A company managing assets worth nearly $1 trillion has made a surprising decision to buy back a large amount of an altcoin from the market.

The exact token hasn't been publicly disclosed yet, but the scale of the operation and the entity involved make this notable regardless of which asset it turns out to be. When institutions managing close to a trillion dollars in assets make moves in crypto, especially altcoins, it's rarely impulsive. Firms at that level operate with research teams, risk committees, compliance infrastructure, and long-term strategic mandates.

A decision to buy back a significant position in an altcoin suggests one of a few things: either the asset aligns with a broader thesis around infrastructure, payments, or tokenized securities; or internal analysis has identified mispricing or structural demand that justifies accumulation; or there's been a policy or regulatory shift that makes holding the asset more viable than it was previously.
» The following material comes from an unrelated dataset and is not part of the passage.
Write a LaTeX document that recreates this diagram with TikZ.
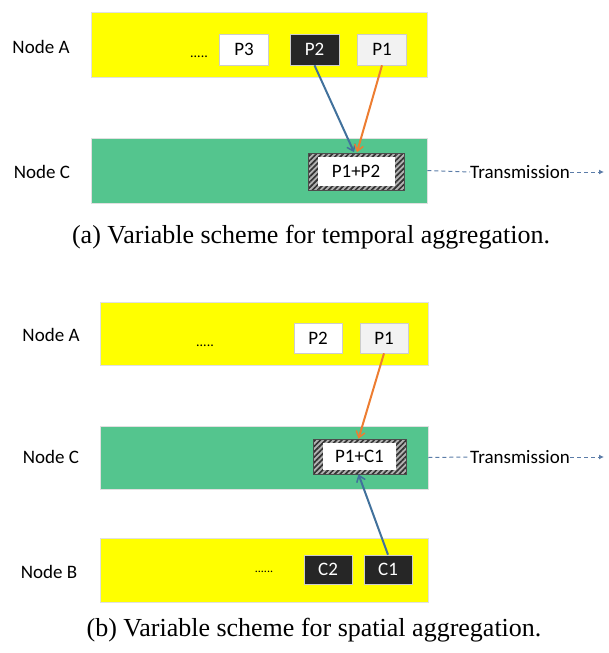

The term "buy back" is also interesting—it implies they held it before, sold or reduced exposure, and are now re-entering. That's a reversal, not a first-time allocation, which raises questions about what changed.

Did the regulatory environment improve? Did the project hit technical or adoption milestones? Or is this purely opportunistic based on valuation? Without knowing the specific altcoin, it's hard to draw firm conclusions, but the signal itself matters: institutional capital at scale is moving back into an altcoin position, and that doesn't happen quietly or without conviction.